Source material

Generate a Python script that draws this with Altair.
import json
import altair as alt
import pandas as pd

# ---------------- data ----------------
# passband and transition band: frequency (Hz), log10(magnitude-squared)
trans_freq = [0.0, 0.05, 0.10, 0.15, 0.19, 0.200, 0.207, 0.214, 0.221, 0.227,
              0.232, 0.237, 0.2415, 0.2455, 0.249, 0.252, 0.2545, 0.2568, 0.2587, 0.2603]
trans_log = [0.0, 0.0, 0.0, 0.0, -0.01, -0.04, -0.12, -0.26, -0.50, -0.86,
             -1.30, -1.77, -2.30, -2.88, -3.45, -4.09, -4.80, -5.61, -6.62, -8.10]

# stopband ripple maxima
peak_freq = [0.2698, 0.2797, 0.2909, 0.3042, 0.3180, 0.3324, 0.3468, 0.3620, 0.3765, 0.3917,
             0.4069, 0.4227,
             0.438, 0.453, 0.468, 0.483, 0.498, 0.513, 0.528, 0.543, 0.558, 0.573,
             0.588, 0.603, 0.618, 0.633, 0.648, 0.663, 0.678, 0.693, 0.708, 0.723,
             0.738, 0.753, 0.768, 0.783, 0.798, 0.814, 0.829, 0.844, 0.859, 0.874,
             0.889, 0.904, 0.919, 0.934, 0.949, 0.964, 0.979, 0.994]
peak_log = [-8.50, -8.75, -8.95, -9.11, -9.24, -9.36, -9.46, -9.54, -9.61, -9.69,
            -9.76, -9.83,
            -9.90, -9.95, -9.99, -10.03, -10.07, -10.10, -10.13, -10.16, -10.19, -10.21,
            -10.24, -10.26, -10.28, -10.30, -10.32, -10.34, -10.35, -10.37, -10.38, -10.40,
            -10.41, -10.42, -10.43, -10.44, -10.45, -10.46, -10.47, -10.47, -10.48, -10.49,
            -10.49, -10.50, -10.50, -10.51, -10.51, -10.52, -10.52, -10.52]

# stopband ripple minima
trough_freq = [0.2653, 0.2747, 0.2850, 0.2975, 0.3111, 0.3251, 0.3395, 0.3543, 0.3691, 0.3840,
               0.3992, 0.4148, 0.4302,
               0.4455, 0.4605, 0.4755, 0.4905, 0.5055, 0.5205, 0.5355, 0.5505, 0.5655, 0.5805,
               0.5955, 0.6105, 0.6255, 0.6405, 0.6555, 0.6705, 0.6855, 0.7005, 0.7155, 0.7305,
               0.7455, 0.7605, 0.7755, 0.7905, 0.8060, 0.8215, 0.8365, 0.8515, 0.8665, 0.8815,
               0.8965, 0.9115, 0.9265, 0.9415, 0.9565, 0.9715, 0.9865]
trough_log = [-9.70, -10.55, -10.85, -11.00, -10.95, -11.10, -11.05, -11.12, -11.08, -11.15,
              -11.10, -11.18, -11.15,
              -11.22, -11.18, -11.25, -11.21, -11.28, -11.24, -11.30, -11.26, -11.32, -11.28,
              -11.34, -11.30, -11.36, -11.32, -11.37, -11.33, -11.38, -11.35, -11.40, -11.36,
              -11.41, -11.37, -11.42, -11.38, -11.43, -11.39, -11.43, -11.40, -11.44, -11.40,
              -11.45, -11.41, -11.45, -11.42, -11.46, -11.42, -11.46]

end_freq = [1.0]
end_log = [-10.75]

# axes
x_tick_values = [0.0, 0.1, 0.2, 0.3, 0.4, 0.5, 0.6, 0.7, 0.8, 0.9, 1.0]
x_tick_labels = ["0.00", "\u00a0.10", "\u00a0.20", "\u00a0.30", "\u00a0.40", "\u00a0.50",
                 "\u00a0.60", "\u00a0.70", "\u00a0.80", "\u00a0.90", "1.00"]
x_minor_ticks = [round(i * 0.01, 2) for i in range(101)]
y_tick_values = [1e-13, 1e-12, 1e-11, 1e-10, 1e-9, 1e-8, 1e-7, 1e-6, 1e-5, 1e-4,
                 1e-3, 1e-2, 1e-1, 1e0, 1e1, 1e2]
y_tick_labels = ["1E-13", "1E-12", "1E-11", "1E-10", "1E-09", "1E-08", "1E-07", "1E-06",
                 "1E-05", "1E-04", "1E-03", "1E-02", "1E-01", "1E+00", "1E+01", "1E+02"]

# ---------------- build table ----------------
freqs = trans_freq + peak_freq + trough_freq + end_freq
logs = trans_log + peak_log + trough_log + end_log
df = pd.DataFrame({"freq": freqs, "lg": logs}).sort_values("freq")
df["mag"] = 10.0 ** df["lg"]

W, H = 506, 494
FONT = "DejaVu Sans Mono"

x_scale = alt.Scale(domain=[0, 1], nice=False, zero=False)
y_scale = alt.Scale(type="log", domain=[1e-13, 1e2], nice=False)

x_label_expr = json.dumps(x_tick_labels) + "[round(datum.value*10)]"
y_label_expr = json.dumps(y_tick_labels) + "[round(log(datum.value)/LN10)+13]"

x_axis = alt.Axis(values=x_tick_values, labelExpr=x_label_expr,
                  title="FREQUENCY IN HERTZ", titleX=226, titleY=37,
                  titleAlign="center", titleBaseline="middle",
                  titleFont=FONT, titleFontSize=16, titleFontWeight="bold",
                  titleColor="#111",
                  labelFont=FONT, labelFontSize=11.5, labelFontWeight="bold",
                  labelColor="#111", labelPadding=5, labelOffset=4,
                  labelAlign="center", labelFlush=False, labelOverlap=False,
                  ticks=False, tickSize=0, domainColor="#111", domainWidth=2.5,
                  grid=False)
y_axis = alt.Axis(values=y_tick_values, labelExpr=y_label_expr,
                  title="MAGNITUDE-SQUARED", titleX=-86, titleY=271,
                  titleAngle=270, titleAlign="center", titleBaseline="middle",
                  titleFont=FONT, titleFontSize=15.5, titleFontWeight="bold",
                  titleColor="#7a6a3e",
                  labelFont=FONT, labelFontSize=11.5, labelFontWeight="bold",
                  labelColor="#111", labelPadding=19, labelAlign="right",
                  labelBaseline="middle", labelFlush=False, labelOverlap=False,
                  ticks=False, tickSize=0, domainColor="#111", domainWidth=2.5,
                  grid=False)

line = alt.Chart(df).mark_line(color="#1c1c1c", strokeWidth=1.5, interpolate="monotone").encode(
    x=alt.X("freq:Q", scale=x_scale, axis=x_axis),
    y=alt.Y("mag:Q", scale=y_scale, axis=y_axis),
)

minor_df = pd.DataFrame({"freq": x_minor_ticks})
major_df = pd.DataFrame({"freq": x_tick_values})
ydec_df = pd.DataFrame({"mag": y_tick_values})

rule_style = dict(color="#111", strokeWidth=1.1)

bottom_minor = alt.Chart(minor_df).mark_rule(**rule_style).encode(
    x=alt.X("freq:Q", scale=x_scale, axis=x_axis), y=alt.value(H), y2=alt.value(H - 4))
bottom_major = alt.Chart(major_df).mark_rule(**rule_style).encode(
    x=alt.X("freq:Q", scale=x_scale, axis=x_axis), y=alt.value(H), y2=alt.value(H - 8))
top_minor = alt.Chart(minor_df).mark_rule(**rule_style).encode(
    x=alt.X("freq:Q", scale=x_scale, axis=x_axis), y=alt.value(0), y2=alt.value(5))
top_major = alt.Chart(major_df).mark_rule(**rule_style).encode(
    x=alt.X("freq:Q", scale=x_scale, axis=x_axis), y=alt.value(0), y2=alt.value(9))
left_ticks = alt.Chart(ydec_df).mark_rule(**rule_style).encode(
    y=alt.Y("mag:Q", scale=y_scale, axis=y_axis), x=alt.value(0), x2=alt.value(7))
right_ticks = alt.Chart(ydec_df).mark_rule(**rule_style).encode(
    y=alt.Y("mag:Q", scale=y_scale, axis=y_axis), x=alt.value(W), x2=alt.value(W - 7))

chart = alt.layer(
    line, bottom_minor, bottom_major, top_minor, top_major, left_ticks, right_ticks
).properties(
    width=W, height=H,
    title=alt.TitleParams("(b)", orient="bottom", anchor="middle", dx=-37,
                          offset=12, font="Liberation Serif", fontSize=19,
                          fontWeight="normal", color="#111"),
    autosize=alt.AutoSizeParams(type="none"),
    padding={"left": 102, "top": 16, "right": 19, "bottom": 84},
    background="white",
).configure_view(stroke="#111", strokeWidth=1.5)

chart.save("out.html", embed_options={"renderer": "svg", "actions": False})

* * *

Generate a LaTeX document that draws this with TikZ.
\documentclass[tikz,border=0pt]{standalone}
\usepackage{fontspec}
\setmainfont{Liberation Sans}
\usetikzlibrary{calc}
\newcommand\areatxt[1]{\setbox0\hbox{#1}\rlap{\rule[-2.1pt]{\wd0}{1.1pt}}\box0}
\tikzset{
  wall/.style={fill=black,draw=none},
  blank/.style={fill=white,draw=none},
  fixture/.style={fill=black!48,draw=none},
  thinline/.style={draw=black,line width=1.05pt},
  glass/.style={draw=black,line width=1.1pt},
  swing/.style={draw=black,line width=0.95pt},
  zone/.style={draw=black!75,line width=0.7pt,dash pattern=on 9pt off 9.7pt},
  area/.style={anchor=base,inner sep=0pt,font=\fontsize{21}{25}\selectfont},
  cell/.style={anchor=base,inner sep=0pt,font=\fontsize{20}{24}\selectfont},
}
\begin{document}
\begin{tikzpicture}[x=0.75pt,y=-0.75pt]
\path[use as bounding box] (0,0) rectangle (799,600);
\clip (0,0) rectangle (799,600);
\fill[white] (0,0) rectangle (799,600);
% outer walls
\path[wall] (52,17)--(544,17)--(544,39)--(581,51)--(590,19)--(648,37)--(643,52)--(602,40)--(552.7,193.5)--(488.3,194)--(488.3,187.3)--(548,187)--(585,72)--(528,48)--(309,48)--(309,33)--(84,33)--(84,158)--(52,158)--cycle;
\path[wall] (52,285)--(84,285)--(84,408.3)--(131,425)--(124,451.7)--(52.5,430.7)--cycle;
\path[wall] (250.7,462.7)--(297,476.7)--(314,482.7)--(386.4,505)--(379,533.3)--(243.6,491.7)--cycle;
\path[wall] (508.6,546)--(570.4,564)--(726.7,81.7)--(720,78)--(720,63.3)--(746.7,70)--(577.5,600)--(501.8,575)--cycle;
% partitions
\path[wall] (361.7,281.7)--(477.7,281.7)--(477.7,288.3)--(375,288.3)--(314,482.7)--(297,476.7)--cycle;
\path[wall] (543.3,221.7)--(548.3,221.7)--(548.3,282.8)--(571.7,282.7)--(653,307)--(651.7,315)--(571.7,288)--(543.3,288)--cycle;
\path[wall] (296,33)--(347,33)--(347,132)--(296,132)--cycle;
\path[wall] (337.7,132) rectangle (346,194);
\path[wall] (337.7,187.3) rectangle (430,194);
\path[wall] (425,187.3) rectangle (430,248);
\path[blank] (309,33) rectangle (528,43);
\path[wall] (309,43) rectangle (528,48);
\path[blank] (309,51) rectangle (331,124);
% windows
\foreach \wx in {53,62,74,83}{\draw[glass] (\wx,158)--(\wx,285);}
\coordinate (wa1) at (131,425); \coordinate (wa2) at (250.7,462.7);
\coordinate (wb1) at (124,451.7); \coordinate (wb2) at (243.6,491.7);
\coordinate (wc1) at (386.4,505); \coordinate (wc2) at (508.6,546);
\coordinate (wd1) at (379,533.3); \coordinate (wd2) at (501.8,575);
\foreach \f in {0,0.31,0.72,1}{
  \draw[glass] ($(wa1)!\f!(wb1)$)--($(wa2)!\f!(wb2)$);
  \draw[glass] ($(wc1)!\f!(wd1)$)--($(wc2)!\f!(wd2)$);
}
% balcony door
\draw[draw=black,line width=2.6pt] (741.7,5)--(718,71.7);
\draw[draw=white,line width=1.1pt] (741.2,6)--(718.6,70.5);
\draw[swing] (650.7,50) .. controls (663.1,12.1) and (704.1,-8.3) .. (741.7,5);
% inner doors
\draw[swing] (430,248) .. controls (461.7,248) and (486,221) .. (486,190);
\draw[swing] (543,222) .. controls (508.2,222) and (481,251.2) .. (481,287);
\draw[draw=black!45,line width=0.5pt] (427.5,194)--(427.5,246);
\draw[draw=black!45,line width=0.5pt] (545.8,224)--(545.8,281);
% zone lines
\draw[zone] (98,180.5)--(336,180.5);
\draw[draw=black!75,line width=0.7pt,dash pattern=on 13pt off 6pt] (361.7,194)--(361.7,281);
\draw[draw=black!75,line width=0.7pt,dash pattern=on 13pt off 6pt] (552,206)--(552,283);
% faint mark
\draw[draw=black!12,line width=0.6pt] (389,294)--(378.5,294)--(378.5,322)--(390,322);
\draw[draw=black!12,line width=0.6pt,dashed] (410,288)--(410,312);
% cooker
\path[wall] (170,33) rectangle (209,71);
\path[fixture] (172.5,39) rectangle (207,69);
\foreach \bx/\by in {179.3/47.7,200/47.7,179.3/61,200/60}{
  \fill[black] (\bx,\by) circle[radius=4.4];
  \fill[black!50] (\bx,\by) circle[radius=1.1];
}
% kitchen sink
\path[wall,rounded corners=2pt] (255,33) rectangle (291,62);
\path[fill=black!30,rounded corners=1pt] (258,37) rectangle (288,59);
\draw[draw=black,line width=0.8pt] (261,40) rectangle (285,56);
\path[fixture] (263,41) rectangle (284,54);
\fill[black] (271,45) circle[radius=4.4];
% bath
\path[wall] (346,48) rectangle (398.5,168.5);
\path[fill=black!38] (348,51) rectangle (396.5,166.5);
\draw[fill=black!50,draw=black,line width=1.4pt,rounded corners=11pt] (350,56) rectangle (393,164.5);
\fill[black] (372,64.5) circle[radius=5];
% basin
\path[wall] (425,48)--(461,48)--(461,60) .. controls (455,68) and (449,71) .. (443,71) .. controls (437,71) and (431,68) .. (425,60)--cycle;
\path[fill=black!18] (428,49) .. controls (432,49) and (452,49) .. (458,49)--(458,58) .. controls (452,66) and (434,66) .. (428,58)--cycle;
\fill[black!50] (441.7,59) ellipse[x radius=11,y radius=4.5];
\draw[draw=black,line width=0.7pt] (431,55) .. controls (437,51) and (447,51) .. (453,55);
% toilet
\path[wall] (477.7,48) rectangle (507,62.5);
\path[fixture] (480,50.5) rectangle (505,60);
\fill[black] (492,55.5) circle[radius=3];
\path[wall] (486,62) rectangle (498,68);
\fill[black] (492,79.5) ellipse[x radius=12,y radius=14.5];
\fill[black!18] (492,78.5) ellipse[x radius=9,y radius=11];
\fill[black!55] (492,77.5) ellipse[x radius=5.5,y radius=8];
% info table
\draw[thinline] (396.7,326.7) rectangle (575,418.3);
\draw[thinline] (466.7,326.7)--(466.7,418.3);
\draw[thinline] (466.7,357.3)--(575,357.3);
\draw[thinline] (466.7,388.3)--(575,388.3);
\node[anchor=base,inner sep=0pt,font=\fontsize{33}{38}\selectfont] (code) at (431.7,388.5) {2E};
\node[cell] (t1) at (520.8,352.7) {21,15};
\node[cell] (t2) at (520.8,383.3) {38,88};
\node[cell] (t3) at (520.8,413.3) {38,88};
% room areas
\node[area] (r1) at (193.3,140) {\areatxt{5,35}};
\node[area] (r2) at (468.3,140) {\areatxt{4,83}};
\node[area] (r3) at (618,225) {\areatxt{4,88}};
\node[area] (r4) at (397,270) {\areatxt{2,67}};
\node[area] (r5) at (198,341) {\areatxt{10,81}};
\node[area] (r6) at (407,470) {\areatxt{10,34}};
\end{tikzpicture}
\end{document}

* * *

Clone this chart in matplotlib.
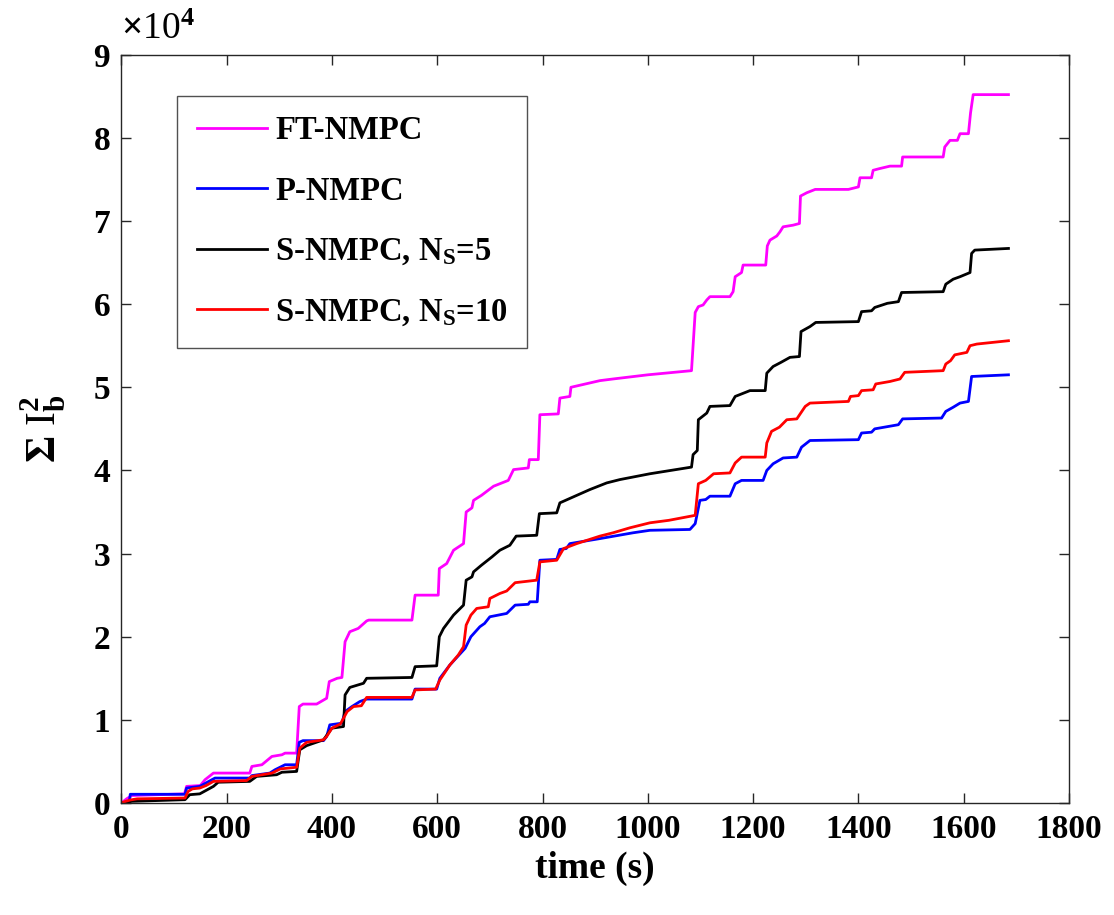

Objective
Each line from the one containing "Generate a Python" through the one containing "import pandas as pd" must be retyped exactly, the first and last of these included.

The result
Generate a Python script that draws this with Altair.
import json
import altair as alt
import pandas as pd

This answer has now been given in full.